Le peuple juif savait que leur roi allait les entraîner dans des guerres, car tout règne humain passe nécessairement par la guerre pour assoir son autorité et accroître son pouvoir.

Redéfinir les fonctionnalités de la représentativité de l’Eglise et de l’institution semble une évidence, et même une urgence.

Cela permettrait d’ouvrir des possibilités nouvelles, régionales et locales plus grandes et favoriser une synergie plus forte, une plus grande mobilité et une moins grande inertie.

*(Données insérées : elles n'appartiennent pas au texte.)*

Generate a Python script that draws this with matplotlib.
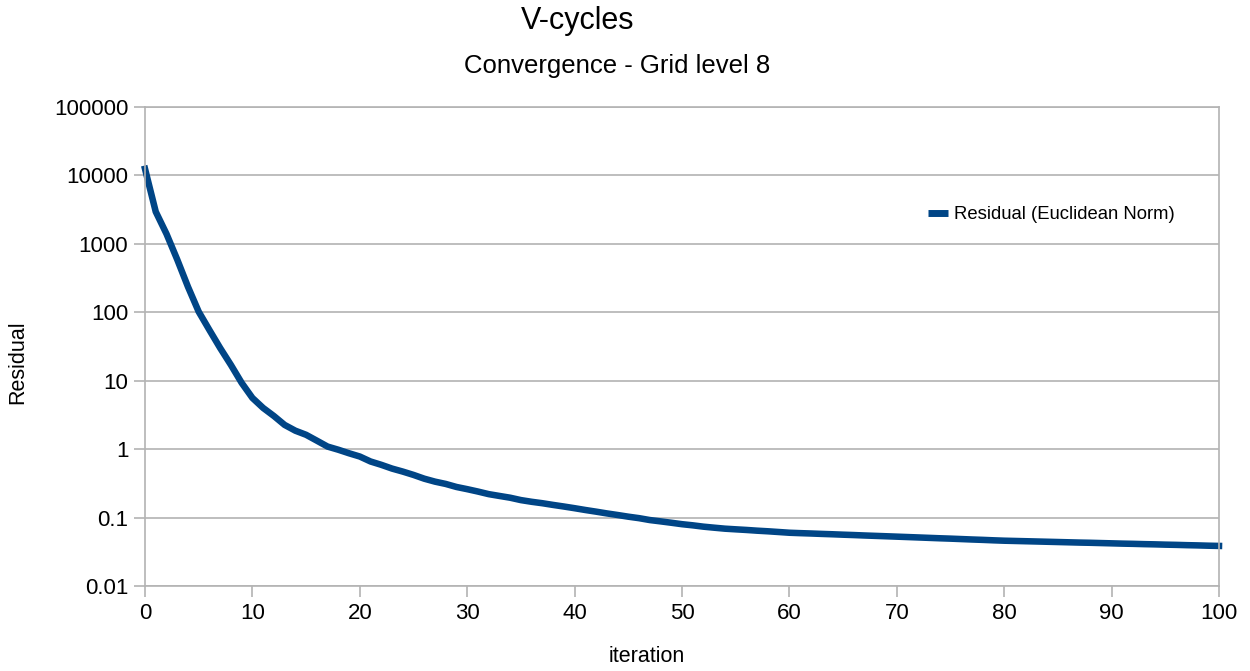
import numpy as np
import matplotlib.pyplot as plt

plt.rcParams['font.family'] = ['Liberation Sans', 'DejaVu Sans']

# residual (euclidean norm) after each V-cycle
iteration = np.arange(0, 101)
residual = [
    12500, 2950, 1400, 590, 236, 102, 55, 30, 17, 9.3,
    5.6, 4.0, 3.05, 2.26, 1.86, 1.62, 1.33, 1.09, 0.98, 0.87,
    0.78, 0.66, 0.59, 0.52, 0.47, 0.42, 0.37, 0.335, 0.31, 0.28,
    0.26, 0.24, 0.22, 0.207, 0.195, 0.18, 0.17, 0.162, 0.153, 0.145,
    0.137, 0.129, 0.122, 0.115, 0.109, 0.103, 0.098, 0.092, 0.088, 0.084,
    0.080, 0.077, 0.0736, 0.0711, 0.0688, 0.0673, 0.0659, 0.0643, 0.063, 0.0615,
    0.0600, 0.0592, 0.0585, 0.0577, 0.0570, 0.0562, 0.0555, 0.0547, 0.0540, 0.0533,
    0.0526, 0.0519, 0.0512, 0.0505, 0.0498, 0.0492, 0.0485, 0.0478, 0.0472, 0.0465,
    0.0459, 0.0455, 0.0451, 0.0447, 0.0443, 0.0439, 0.0435, 0.0431, 0.0428, 0.0424,
    0.0420, 0.0416, 0.0413, 0.0409, 0.0406, 0.0402, 0.0399, 0.0395, 0.0392, 0.0388,
    0.0385,
]

y_ticks = [0.01, 0.1, 1, 10, 100, 1000, 10000, 100000]
y_tick_labels = ["0.01", "0.1", "1", "10", "100", "1000", "10000", "100000"]
x_ticks = list(range(0, 101, 10))

grid_col = "#b3b3b3"
line_col = "#004586"

fig = plt.figure(figsize=(12.5, 6.71), dpi=100)
ax = fig.add_axes([0.116, 0.1267, 0.8592, 0.7138])

ax.plot(iteration, residual, color=line_col, lw=4.7, solid_joinstyle='miter',
        label="Residual (Euclidean Norm)", clip_on=False)

ax.set_yscale('log')
ax.set_ylim(0.01, 100000)
ax.set_xlim(0, 100)
ax.set_yticks(y_ticks)
ax.set_yticklabels(y_tick_labels)
ax.minorticks_off()
ax.set_xticks(x_ticks)

ax.yaxis.grid(True, color=grid_col, lw=1.2)
ax.set_axisbelow(True)
for s in ax.spines.values():
    s.set_color(grid_col)
    s.set_linewidth(1.2)
ax.tick_params(axis='both', colors=grid_col, labelcolor='black', labelsize=16,
               length=8, width=1.2, direction='out', pad=4)

# axis titles placed in figure coordinates
fig.text(0.517, 0.022, "iteration", ha='center', va='center', fontsize=15.5)
fig.text(0.014, 0.46, "Residual", ha='center', va='center', rotation=90, fontsize=15.5)

fig.text(0.462, 0.968, "V-cycles", ha='center', va='center', fontsize=22)
fig.text(0.494, 0.901, "Convergence - Grid level 8", ha='center', va='center', fontsize=18.5)

leg = ax.legend(loc='center left', bbox_to_anchor=(0.729, 0.68), bbox_transform=fig.transFigure,
                frameon=False, fontsize=13.3, handlelength=1.1, handletextpad=0.3)
for h in leg.get_lines():
    h.set_linewidth(5)
    h.set_solid_capstyle('butt')

fig.savefig("out.png", dpi=100)
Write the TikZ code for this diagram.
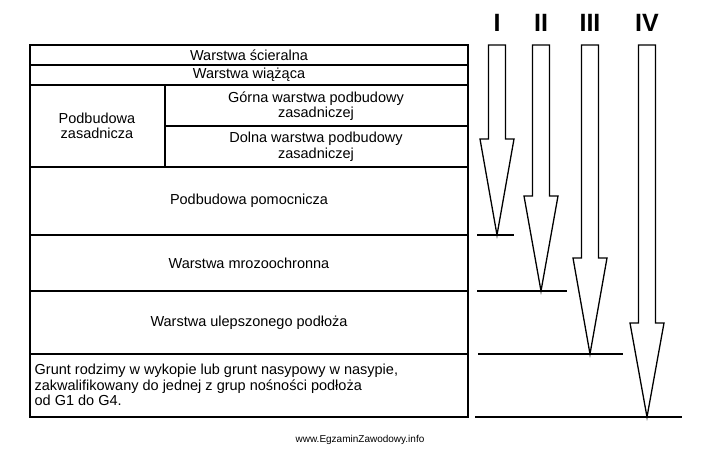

Nous ne sommes plus à l’époque des grandes structures lourdes et coûteuses, clivantes et pleines d’autoritarisme en raison d’une grande hétérogénéité, mais à celle des petits ensembles plus homogènes et donc plus efficaces. Une telle vision a aussi pour but de favoriser une plus grande participation de chacun, en ouvrant le champ des activités (sur des critères de spiritualité et de compétences) au lieu de tout regrouper entre les mains du « roi ».

Dans le cas contraire, la tentation du « roi » d’augmenter son pouvoir pour parvenir à assurer son projet politique ou sa vision et afin d’assurer une sorte d’unité cohérente se fera par toutes sortes d’abus, de refus d’écoute, de dénigrements, de toutes sortes de violences, etc.

Nous vivons cette période de crise institutionnelle au sein de laquelle l’Eglise n’est pas épargnée. Comme toutes les autres institutions, elle est en danger de suivre le courant de la déconstruction actuelle, ce qui risque de favoriser son délitement, son affaiblissement. Certes, elle demeurera parce que c’est Christ qui en assure la pérennité, mais elle souffrira inévitablement et s’appauvrira spirituellement si elle prend modèle sur le monde et sa culture.

Mais, elle peut aussi considérer toute cette époque critique comme une formidable opportunité de se redéfinir, de se repenser vis à vis de la Parole, en permettant à Dieu de reprendre sa place et donc en acceptant que l’homme en prenne beaucoup moins.

Il faut que le pouvoir des « rois » diminuent pour que celui du Rois des rois puisse redevenir notre priorité.

La perspective eschatologique ne laisse pas d’autres place à l’institution ecclésiale qui est appelée à se réformer bibliquement ou à continuer de se conformer au monde."